Yasuhiro Takagi

From Sega Retro

Not to be confused with Carol Yas.
Yasuhiro Takagi.jpeg
Yasuhiro Takagi
Date of birth: 1964/1965[1] (age 59-60)
Employment history:
Sega Enterprises (1988 – 2000)
SEGA-AM2 (2000 – 2004)
Sega (2004 – 2015)
Sega Interactive (2015 – 2020)
Sega (2020 – )
Role(s): Musician

Yasuhiro "Yas" Takagi (高木 保浩) is among the oldest of Sega's sound team members and perhaps best known as the Sound Director for Shenmue II. His earliest work with the company was for Turbo OutRun, where he worked with renowned Sega composer Hiroshi Kawaguchi.

Unlike Hiro, whom he has worked with since joining Sega in the late '80s, Takagi's roles have been largely in the background.


R&D 8

In university, Yasuhiro Takagi played games like OutRun[5] and After Burner II, and was so fascinated by it that he wanted to join its developer to learn more about the behind-the-scenes process[6].

He joined Sega Enterprises in 1988, where he became the second sound designer located at Studio 128. He became the "Denshi" (a pupil or apprentice) of Hiroshi Kawaguchi, which he is referred to in his debut work Power Drift[7]. His first game making music was Turbo OutRun, where he gained early fame for his songs, "Rush a Difficulty" in particular: It was the first video game song he ever composed, and included a keyboard which needed to be programmed note by note[5]. The song was arranged by the S.S.T.Band for Super Sonic Team (later appearing on several Best of albums for the S.S.T.Band) and all of his songs for the game (and also "Checker Flag" by Hiro) placed 5th on Game Music Best of the Year 1989[8].

Takagi and Hiro continued to work together on Sword of Vermillion and G-LOC, the pseudo-sequel to After Burner, which saw Takagi composing some music, creating sound effects and creating the program which generated jet sounds[6]. Some/all of the effects would be reused in the R360 variant of G-LOC and the pseudo-sequel Strike Fighter.
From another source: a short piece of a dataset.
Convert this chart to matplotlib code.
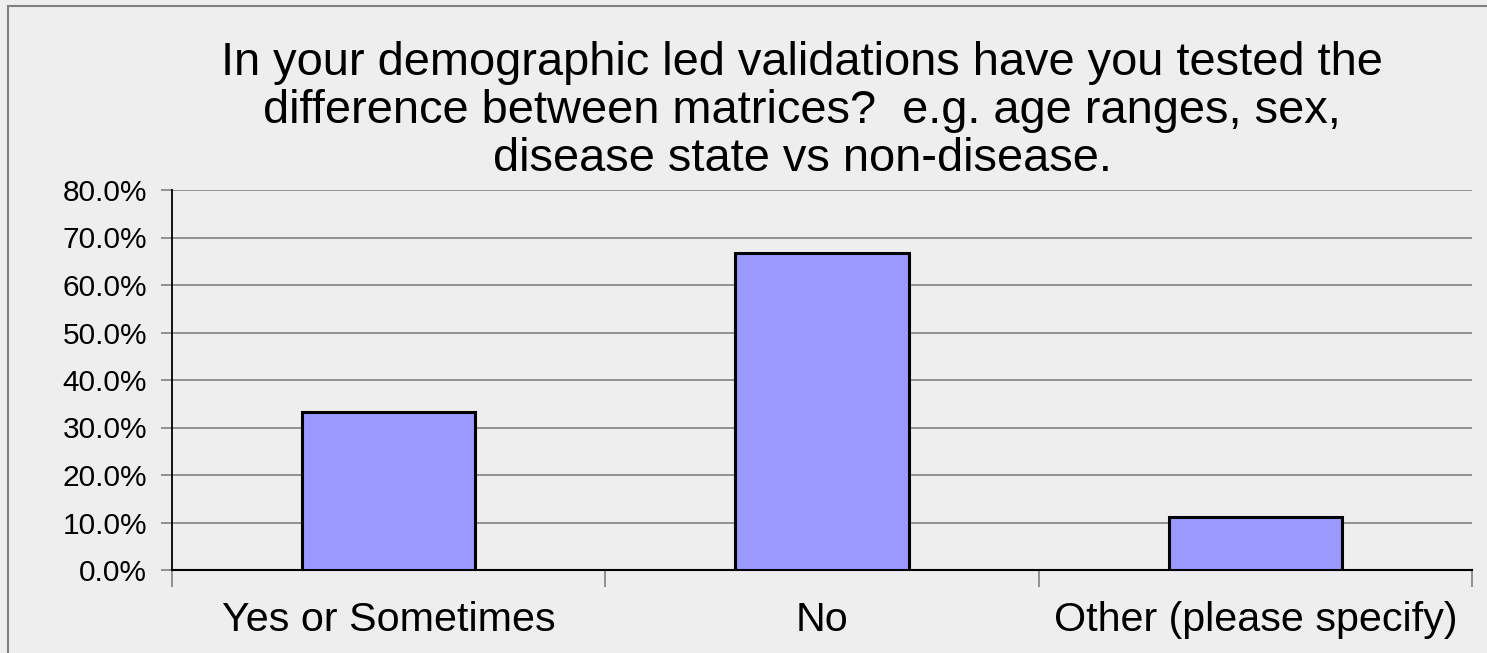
import matplotlib.pyplot as plt
from matplotlib.patches import Rectangle
from matplotlib.ticker import FuncFormatter, FixedLocator

plt.rcParams['font.family'] = ['Liberation Sans', 'DejaVu Sans']

categories = ['Yes or Sometimes', 'No', 'Other (please specify)']
shares = [33.3, 66.7, 11.1]
title = ('In your demographic led validations have you tested the\n'
         'difference between matrices?  e.g. age ranges, sex,\n'
         'disease state vs non-disease.')

bg = '#eeeeee'
fig = plt.figure(figsize=(14.87, 6.53), dpi=100, facecolor=bg)
fig.patches.append(Rectangle((8 / 1487, -0.1), 1.2, 1 - 6 / 653 + 0.1,
                             transform=fig.transFigure, fill=False,
                             edgecolor='#7f7f7f', linewidth=1.5))

ax = fig.add_axes([172 / 1487, 83 / 653, 1300 / 1487, 380 / 653])
ax.set_facecolor(bg)

x = range(len(categories))
ax.bar(x, shares, width=0.4, color='#9999ff', edgecolor='black',
       linewidth=2.2, zorder=3)

ax.set_xlim(-0.5, len(categories) - 0.5)
ax.set_ylim(0, 80)
ax.set_yticks(range(0, 81, 10))
ax.yaxis.set_major_formatter(FuncFormatter(lambda v, _: f'{v:.1f}%'))
ax.grid(axis='y', color='#808080', linewidth=1.2, zorder=0)

# category labels centred, tick marks on the category boundaries
ax.set_xticks(list(x))
ax.set_xticklabels(categories, fontsize=29.7)
ax.tick_params(axis='x', length=0, pad=22)
ax.xaxis.set_minor_locator(FixedLocator([-0.5, 0.5, 1.5, 2.5]))
ax.tick_params(axis='x', which='minor', length=12, color='#808080', width=1.2)
ax.tick_params(axis='y', labelsize=21.5, length=8, color='#808080', width=1.2, pad=10)

for side in ['top', 'right']:
    ax.spines[side].set_visible(False)
ax.spines['left'].set_linewidth(1.3)
ax.spines['bottom'].set_linewidth(1.5)

fig.text(0.5395, 1 - 111 / 653, title, ha='center', va='center', fontsize=33.8,
         linespacing=1.11)

fig.savefig('out.png', dpi=100, facecolor=bg)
G-LOC once again was praised for its music, and like Turbo OutRun, placed 5th in Scitron Video Game Music Best of the Year 1990[9].

After the release of G-LOC, R&D 8 expanded to include Takenobu Mitsuyoshi, and Takagi acted as his mentor, same as Hiro had been to him before[9].

Miscellaneous 90’s

After making "The Perfect Power" for GP Rider, as well as its sound effects[10], Yasuhiro Takagi began making less music for games, creating only sound effects for Rent A Hero[11] and Virtua Racing. He commented on this in Mega Selection II, revealing that he had an interest in doing more music soon after, which would be exactly what he did for Michael Jackson in Scramble Training.

After this, Takagi’s exact works are mostly unknown. In 1994, Takagi developed a sound processing system for theatres which could output various sounds based on the current scene, as well as localise sound to create a 360 degree experience[12]. In 1996, he was part of the team that designed the Royal Ascot II machine[13]


Alongside Royal Ascot II's composer Keisuke Tsukahara, Takagi became associated exclusively with AM R&D Dept. #2 starting with F355 Challenge. His most notable work at AM2 was becoming the assistant director of Shenmue towards the end of development[14], and for its sequel, taking over the main director role from Takenobu Mitsuyoshi once he moved to Hitmaker. Takagi was responsible for pouring through the stock of music created by the sound team (many during the development of the first Shenmue) and assigning them to fitting locations and scenes in the game[14][15]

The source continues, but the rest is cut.